Tuleta team is looking at the possibility that several newspaper titles commissioned private detectives to access computers
Police have unearthed evidence that private investigators working on behalf of UK newspapers may have hacked into the email account of former Prime Minister Gordon Brown while he was Chancellor in 2007, according to The Independent newspaper.
Detectives are looking into the evidence after seizing 20 computers from private investigators. As well as Brown, the report also suggests that former Labour adviser and lobbyist Derek Draper was also targeted by hackers.
Many other people may have also been victims of hacking, possibly as many as those involved in the phone hacking scandal News of the World, the paper said.
The eight-member strong Scotland Yard’s Operation Tuleta team is looking at the possibility that several newspaper titles commissioned private detectives to access computers, suggesting it is not just looking at News International, owner of The News of the World, which was closed down at the height of the phone-hacking scandal last year.

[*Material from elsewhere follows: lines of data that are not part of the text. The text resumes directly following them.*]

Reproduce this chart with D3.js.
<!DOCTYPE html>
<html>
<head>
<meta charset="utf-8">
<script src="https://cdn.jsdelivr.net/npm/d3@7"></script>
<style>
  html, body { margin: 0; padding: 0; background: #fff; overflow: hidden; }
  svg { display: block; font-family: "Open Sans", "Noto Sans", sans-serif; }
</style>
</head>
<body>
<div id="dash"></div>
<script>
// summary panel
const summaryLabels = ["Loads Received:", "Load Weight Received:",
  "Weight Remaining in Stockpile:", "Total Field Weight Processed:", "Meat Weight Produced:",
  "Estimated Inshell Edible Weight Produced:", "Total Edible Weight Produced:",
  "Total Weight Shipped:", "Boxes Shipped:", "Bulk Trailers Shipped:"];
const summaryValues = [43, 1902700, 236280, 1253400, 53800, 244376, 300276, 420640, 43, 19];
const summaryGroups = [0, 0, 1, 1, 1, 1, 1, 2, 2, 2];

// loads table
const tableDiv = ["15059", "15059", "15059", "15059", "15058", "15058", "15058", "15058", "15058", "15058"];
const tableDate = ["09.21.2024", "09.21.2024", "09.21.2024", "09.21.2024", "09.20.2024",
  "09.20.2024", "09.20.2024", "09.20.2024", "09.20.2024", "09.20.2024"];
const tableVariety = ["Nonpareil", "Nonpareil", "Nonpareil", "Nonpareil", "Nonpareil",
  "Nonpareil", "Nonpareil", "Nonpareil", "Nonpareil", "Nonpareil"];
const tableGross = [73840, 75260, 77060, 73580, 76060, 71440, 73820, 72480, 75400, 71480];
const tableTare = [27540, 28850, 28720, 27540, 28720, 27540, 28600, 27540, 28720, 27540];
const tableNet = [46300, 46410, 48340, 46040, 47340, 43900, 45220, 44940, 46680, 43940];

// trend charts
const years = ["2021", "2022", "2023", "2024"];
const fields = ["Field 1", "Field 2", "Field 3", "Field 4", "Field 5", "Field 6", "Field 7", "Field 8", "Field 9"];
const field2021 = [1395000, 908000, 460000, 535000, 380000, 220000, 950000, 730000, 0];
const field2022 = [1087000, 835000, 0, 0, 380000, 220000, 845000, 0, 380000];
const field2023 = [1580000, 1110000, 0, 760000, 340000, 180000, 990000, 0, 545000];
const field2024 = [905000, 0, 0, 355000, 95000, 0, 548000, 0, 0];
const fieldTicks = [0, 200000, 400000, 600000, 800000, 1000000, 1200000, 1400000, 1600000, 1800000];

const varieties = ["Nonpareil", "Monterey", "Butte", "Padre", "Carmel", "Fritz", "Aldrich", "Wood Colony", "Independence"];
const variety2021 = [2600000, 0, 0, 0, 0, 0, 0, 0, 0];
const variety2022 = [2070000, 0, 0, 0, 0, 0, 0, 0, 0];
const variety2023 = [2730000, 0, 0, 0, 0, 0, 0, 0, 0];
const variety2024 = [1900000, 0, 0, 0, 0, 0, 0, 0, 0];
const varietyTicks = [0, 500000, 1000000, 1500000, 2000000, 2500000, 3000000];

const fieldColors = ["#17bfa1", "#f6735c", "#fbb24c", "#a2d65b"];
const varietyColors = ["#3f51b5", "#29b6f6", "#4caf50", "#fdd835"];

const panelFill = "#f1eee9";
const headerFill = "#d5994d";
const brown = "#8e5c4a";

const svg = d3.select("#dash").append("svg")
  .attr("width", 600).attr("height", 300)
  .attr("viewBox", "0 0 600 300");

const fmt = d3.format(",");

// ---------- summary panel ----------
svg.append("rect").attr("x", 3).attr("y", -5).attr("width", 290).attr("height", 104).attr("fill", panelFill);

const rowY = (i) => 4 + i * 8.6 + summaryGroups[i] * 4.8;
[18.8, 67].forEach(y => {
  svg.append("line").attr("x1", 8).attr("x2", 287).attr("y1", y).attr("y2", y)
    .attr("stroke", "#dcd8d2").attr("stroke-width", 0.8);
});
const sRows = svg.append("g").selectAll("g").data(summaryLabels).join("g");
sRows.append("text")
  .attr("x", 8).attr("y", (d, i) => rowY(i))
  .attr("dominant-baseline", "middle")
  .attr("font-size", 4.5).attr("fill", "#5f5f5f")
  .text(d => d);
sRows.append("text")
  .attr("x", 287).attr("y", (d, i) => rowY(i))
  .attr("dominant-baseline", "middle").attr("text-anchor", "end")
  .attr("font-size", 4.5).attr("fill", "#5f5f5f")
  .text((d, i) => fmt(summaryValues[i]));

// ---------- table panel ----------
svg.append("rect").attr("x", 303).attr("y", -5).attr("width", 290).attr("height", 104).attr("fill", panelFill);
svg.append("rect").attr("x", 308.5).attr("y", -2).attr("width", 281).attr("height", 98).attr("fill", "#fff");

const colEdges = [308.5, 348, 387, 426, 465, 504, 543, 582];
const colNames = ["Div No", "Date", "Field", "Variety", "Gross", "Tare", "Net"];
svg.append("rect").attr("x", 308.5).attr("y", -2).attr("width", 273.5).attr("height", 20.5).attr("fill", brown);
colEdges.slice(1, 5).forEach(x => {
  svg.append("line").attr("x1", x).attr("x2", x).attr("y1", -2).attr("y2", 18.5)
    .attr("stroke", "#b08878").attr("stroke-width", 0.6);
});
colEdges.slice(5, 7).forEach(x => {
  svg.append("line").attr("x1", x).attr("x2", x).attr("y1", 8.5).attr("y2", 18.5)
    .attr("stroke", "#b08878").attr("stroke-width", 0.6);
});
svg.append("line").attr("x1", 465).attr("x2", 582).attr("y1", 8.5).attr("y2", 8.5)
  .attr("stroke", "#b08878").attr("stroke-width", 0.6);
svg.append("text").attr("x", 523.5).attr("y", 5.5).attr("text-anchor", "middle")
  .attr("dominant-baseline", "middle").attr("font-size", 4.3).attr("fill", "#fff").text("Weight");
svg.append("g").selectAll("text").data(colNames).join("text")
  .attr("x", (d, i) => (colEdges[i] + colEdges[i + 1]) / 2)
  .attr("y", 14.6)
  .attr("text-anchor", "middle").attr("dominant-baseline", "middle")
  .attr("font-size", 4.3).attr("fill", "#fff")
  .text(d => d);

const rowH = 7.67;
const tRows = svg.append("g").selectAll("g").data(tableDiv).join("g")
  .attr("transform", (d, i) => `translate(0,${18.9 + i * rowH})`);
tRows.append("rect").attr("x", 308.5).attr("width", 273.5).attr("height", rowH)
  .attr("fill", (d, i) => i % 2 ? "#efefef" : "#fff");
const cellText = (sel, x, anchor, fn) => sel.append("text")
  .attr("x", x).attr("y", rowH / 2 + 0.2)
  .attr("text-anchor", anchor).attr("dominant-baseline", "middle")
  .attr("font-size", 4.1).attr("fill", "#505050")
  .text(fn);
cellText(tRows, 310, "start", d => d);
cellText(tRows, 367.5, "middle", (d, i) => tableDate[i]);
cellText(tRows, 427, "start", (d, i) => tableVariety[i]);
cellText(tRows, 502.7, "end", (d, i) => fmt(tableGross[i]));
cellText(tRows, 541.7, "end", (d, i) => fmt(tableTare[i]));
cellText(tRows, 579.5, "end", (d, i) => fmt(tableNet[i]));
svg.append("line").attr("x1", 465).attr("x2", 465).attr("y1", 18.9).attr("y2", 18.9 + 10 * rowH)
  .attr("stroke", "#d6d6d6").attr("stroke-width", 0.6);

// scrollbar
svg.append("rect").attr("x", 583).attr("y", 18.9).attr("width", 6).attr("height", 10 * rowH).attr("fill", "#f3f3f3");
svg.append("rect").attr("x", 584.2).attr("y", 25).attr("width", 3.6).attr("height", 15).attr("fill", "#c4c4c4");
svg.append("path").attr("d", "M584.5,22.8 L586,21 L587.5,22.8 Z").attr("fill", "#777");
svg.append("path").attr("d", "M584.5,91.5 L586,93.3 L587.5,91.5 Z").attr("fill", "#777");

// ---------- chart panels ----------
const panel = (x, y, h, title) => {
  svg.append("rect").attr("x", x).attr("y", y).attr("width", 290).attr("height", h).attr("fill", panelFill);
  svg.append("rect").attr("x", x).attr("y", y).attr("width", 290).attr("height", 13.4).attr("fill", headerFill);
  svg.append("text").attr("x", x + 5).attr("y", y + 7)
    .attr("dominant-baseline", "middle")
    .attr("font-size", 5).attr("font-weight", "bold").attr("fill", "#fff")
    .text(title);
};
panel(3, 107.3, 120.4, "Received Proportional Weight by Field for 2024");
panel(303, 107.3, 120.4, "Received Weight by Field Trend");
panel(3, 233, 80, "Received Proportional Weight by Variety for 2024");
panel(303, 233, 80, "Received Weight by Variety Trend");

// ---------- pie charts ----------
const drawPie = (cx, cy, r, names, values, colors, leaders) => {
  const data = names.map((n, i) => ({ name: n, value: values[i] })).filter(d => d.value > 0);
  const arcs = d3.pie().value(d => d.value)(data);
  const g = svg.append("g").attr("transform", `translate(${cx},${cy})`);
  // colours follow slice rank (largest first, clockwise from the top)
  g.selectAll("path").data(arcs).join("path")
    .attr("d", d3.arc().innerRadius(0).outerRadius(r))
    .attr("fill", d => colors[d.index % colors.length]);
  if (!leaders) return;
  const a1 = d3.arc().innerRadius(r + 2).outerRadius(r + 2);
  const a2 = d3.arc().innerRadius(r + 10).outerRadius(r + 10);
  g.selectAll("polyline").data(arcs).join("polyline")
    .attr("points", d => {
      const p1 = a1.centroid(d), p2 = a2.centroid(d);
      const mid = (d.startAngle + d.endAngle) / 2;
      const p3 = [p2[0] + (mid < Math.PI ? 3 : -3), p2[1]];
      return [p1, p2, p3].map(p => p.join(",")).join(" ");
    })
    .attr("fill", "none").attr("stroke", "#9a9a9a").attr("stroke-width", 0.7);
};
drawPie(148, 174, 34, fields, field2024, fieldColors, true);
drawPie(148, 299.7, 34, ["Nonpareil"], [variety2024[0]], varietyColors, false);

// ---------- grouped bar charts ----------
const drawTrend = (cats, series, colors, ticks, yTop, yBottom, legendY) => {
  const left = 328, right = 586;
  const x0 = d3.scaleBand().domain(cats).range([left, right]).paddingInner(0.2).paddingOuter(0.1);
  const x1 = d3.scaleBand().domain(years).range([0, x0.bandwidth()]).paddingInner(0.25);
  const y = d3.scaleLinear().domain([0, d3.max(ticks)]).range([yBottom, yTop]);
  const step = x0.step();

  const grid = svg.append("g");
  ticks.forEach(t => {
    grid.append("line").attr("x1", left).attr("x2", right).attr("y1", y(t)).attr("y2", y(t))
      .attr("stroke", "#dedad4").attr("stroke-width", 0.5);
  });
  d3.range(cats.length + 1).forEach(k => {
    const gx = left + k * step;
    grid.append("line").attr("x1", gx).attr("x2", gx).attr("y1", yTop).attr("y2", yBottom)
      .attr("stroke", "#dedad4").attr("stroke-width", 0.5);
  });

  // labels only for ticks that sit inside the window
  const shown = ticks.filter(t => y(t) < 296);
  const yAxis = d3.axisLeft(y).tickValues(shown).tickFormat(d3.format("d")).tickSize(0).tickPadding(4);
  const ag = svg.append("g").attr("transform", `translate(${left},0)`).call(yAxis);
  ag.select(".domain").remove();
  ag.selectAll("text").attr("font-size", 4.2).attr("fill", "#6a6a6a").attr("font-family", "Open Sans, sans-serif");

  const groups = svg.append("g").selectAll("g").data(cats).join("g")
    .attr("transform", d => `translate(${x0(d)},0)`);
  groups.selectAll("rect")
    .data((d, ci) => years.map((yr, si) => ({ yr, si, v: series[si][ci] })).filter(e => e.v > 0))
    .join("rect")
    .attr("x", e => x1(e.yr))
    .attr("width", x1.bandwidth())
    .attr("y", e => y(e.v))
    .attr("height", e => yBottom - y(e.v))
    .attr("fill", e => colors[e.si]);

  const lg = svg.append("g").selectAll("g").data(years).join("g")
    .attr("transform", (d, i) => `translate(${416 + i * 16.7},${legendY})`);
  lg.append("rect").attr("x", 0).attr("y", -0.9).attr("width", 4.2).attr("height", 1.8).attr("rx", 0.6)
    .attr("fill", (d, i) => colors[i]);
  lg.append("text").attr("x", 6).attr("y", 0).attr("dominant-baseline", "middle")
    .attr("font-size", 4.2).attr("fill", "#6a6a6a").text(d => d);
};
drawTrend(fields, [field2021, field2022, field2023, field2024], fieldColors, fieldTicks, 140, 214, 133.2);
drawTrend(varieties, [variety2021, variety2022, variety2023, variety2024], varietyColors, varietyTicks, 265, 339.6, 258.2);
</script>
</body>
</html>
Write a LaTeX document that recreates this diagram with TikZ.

When the phone hacking scandal was revealed in the middle of 2011, Brown had accused Rupert Murdoch-owned News International of hacking into his emails.
According to the broadsheet, the hacking probably took place during the period when relations between Brown and Tony Blair were reportedly strained.
Operation Tuleta was set up last year to deal with allegations connected to the News of the World phone-hacking scandal but which are not covered by Operation Weeting, the main investigation.